Consider these terms one by one:

\[ \begin{aligned} &(np+x\sqrt{npq})\left(x\sqrt{\frac{q}{np}}-\frac{qx^2}{2np} \right) =\\ &npx\sqrt{\frac{q}{np}} + x\sqrt{npq}x\sqrt{\frac{q}{np}}-np\frac{qx^2}{2np}-x\sqrt{npq}\frac{qx^2}{2np}=\\ &x\sqrt{npq} + qx^2-\frac{qx^2}{2}-\frac{\sqrt{q^3}x^3}{2\sqrt{np}}=\\ &\sqrt{npq}x+\frac{qx^2}{2}-\frac{\sqrt{q^3}x^3}{2\sqrt{np}}\\ &\\ &(nq-x\sqrt{npq})\left(-x\sqrt{\frac{p}{nq}}-\frac{px^2}{2nq}\right)=\\ &-nqx\sqrt{\frac{p}{nq}}+x\sqrt{npq}x\sqrt{\frac{p}{nq}}-nq\frac{px^2}{2nq}+x\sqrt{npq}\frac{px^2}{2nq}= \\ &-\sqrt{npq}x+px^2-\frac{px^2}{2}+\frac{\sqrt{p^3}x^3}{2\sqrt{nq}}= \\ &-\sqrt{npq}x+\frac1{2}px^2+\frac{\sqrt{p^3}x^3}{2\sqrt{nq}} \end{aligned} \] Replacing this in the expression above yields

\[ \begin{aligned} &\exp \left\{ -\sqrt{npq}x-\frac1{2}qx^2+\frac{\sqrt{q^3}x^3}{2\sqrt{np}}+\sqrt{npq}x-\frac1{2}px^2-\frac{\sqrt{p^3}x^3}{2\sqrt{nq}}\right\} = \\ &\exp \left\{ -\frac1{2}(p+q)x^2+\frac{\sqrt{q^3}x^3}{2\sqrt{np}}-\frac{\sqrt{p^3}x^3}{2\sqrt{nq}}\right\} = \\ &\exp \left\{ -\frac1{2}x^2+\frac{\sqrt{q^3}x^3}{2\sqrt{np}}-\frac{\sqrt{p^3}x^3}{2\sqrt{nq}}\right\} \rightarrow_{n\rightarrow \infty} \\ &\exp \left\{ -\frac1{2}x^2\right\} = \\ &\exp \left\{ -\frac1{2}\left(\frac{k-np}{\sqrt{npq}}\right)^2\right\}=\\ &\exp \left\{ -\frac1{2}\frac{(k-np)^2}{npq}\right\} \end{aligned} \]
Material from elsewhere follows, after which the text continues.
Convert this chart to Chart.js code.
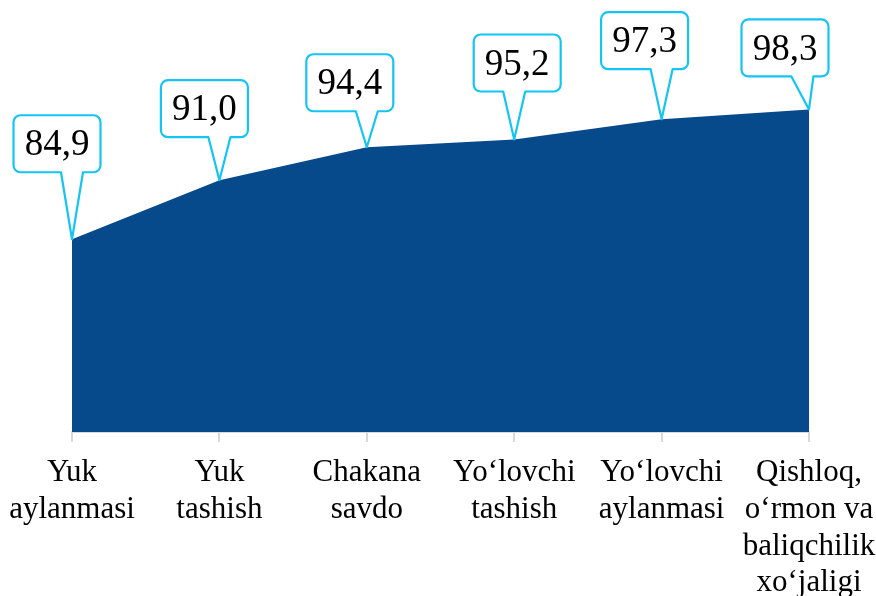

Finally we can finish the proof. For this let \(y\in\mathbb{R}\), \(n\ge 1\) and \(k(y)=\lfloor np+y\sqrt{npq}\rfloor\), and note that \(k(\frac{x-np}{\sqrt{npq}})=x\). Now

\[ \begin{aligned} &\sum_{j=0}^{k(y)} {{n}\choose{j}}p^jq^{n-j} = \\ &\sum_{j=0}^{k(y)} \frac1{\sqrt{2\pi npq}} \exp \left\{ -\frac1{2}\frac{(j-np)^2}{npq}\right\} = \\ &\sum_{j=0}^{k(y)} \frac1{\sqrt{2\pi}} \exp \left\{ -\frac1{2}\frac{(j-np)^2}{npq}\right\} \left( \frac{j+1}{\sqrt{ npq}}-\frac{j}{\sqrt{npq}}\right) \approx \\ &\int_{-\infty}^{k(y)} \frac1{\sqrt{2\pi}} \exp \left\{ -\frac1{2}\frac{(x-np)^2}{npq}\right\} dx =\\ &\int_{-\infty}^y \frac1{\sqrt{2\pi}} e^{-t^2/2}dt \end{aligned} \]

and we are done!


Notice that the proof here is still incomplete in two ways: first we did not discuss the remainder term of the Taylor polynomial and second we should have been more precise about the as \(n\rightarrow \infty\) \(x\rightarrow 0\) part.

Example (3.4.2)

\[ \begin{aligned} &P \left( \frac{\sum_{i=1}^nX_i-np}{\sqrt{npq}}\le x\right) = \\ &P \left(\sum_{i=1}^nX_i\le np+x\sqrt{npq} \right) = \\ &\sum_{i=0}^{\lfloor np+x\sqrt{npq}\rfloor} {{n}\choose{i}}p^iq^{n-i}=\\ &pbinom(\lfloor np+x\sqrt{npq}\rfloor, n, p) \end{aligned} \]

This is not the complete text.